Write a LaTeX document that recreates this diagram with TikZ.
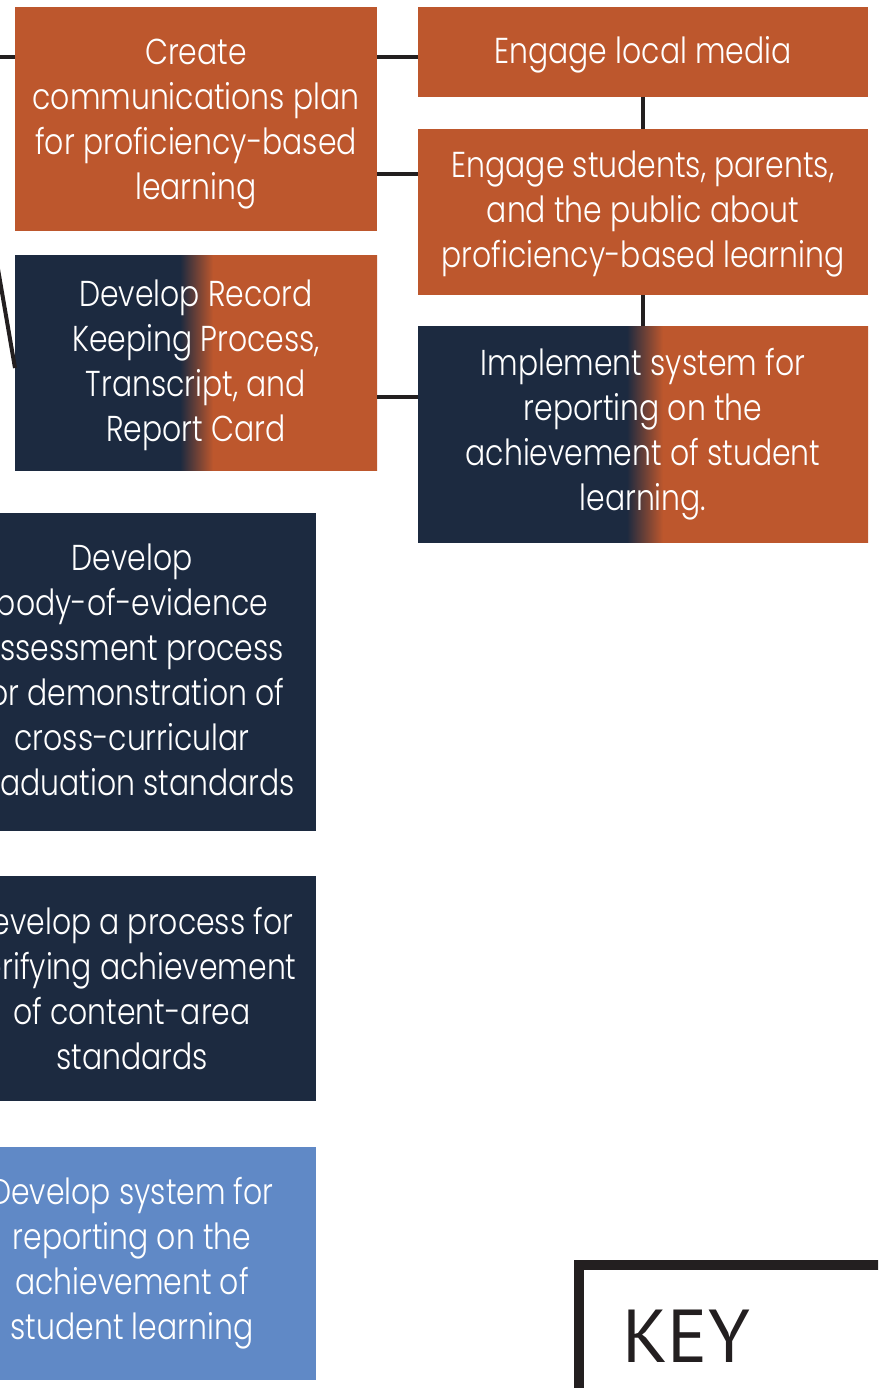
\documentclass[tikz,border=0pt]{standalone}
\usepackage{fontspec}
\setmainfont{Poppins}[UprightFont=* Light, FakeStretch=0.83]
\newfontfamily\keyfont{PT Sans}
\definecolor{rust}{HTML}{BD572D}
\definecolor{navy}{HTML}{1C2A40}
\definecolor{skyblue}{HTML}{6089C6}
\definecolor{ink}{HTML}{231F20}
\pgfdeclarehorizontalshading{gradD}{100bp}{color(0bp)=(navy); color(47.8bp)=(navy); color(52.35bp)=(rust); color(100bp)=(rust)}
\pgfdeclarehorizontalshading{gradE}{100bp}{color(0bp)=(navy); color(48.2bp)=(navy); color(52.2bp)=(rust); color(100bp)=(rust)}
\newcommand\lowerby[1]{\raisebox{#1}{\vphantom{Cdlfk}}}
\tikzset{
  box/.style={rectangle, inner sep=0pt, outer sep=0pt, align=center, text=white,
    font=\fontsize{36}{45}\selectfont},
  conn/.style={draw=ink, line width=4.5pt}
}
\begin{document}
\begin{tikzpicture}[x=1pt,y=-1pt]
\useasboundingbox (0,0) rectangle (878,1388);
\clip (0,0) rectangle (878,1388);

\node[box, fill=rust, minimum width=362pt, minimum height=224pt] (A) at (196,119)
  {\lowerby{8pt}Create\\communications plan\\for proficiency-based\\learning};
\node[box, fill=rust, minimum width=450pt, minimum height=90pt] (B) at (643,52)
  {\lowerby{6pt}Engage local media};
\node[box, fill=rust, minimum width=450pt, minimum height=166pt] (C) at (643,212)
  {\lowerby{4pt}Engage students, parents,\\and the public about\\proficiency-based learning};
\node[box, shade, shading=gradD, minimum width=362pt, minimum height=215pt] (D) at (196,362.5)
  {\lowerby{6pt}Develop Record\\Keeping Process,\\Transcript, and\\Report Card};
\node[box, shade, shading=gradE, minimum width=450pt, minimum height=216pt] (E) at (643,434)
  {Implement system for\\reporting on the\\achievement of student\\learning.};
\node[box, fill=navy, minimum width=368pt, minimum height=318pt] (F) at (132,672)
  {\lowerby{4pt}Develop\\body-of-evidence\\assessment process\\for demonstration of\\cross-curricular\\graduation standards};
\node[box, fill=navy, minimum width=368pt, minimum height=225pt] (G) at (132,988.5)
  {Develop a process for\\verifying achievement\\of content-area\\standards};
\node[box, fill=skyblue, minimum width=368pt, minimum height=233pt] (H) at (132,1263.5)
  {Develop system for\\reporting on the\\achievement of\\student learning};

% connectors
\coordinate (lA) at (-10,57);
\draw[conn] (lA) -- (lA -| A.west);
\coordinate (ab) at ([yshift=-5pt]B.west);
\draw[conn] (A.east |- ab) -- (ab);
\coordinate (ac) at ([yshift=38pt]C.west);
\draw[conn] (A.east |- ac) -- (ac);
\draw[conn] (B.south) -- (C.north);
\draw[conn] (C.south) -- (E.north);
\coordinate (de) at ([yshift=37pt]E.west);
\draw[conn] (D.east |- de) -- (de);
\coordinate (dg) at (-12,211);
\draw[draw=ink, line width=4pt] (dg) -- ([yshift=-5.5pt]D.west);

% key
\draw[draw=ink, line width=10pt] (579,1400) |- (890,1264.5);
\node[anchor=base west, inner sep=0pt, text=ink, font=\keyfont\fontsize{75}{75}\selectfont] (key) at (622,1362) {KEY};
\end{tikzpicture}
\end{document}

::::::

- [Aim] Without the pictures, write out the whole listing above exactly as it appears.

- [Result]
Write a LaTeX document that recreates this diagram with TikZ.
\documentclass[tikz,border=0pt]{standalone}
\usepackage{fontspec}
\setmainfont{Poppins}[UprightFont=* Light, FakeStretch=0.83]
\newfontfamily\keyfont{PT Sans}
\definecolor{rust}{HTML}{BD572D}
\definecolor{navy}{HTML}{1C2A40}
\definecolor{skyblue}{HTML}{6089C6}
\definecolor{ink}{HTML}{231F20}
\pgfdeclarehorizontalshading{gradD}{100bp}{color(0bp)=(navy); color(47.8bp)=(navy); color(52.35bp)=(rust); color(100bp)=(rust)}
\pgfdeclarehorizontalshading{gradE}{100bp}{color(0bp)=(navy); color(48.2bp)=(navy); color(52.2bp)=(rust); color(100bp)=(rust)}
\newcommand\lowerby[1]{\raisebox{#1}{\vphantom{Cdlfk}}}
\tikzset{
  box/.style={rectangle, inner sep=0pt, outer sep=0pt, align=center, text=white,
    font=\fontsize{36}{45}\selectfont},
  conn/.style={draw=ink, line width=4.5pt}
}
\begin{document}
\begin{tikzpicture}[x=1pt,y=-1pt]
\useasboundingbox (0,0) rectangle (878,1388);
\clip (0,0) rectangle (878,1388);

\node[box, fill=rust, minimum width=362pt, minimum height=224pt] (A) at (196,119)
  {\lowerby{8pt}Create\\communications plan\\for proficiency-based\\learning};
\node[box, fill=rust, minimum width=450pt, minimum height=90pt] (B) at (643,52)
  {\lowerby{6pt}Engage local media};
\node[box, fill=rust, minimum width=450pt, minimum height=166pt] (C) at (643,212)
  {\lowerby{4pt}Engage students, parents,\\and the public about\\proficiency-based learning};
\node[box, shade, shading=gradD, minimum width=362pt, minimum height=215pt] (D) at (196,362.5)
  {\lowerby{6pt}Develop Record\\Keeping Process,\\Transcript, and\\Report Card};
\node[box, shade, shading=gradE, minimum width=450pt, minimum height=216pt] (E) at (643,434)
  {Implement system for\\reporting on the\\achievement of student\\learning.};
\node[box, fill=navy, minimum width=368pt, minimum height=318pt] (F) at (132,672)
  {\lowerby{4pt}Develop\\body-of-evidence\\assessment process\\for demonstration of\\cross-curricular\\graduation standards};
\node[box, fill=navy, minimum width=368pt, minimum height=225pt] (G) at (132,988.5)
  {Develop a process for\\verifying achievement\\of content-area\\standards};
\node[box, fill=skyblue, minimum width=368pt, minimum height=233pt] (H) at (132,1263.5)
  {Develop system for\\reporting on the\\achievement of\\student learning};

% connectors
\coordinate (lA) at (-10,57);
\draw[conn] (lA) -- (lA -| A.west);
\coordinate (ab) at ([yshift=-5pt]B.west);
\draw[conn] (A.east |- ab) -- (ab);
\coordinate (ac) at ([yshift=38pt]C.west);
\draw[conn] (A.east |- ac) -- (ac);
\draw[conn] (B.south) -- (C.north);
\draw[conn] (C.south) -- (E.north);
\coordinate (de) at ([yshift=37pt]E.west);
\draw[conn] (D.east |- de) -- (de);
\coordinate (dg) at (-12,211);
\draw[draw=ink, line width=4pt] (dg) -- ([yshift=-5.5pt]D.west);

% key
\draw[draw=ink, line width=10pt] (579,1400) |- (890,1264.5);
\node[anchor=base west, inner sep=0pt, text=ink, font=\keyfont\fontsize{75}{75}\selectfont] (key) at (622,1362) {KEY};
\end{tikzpicture}
\end{document}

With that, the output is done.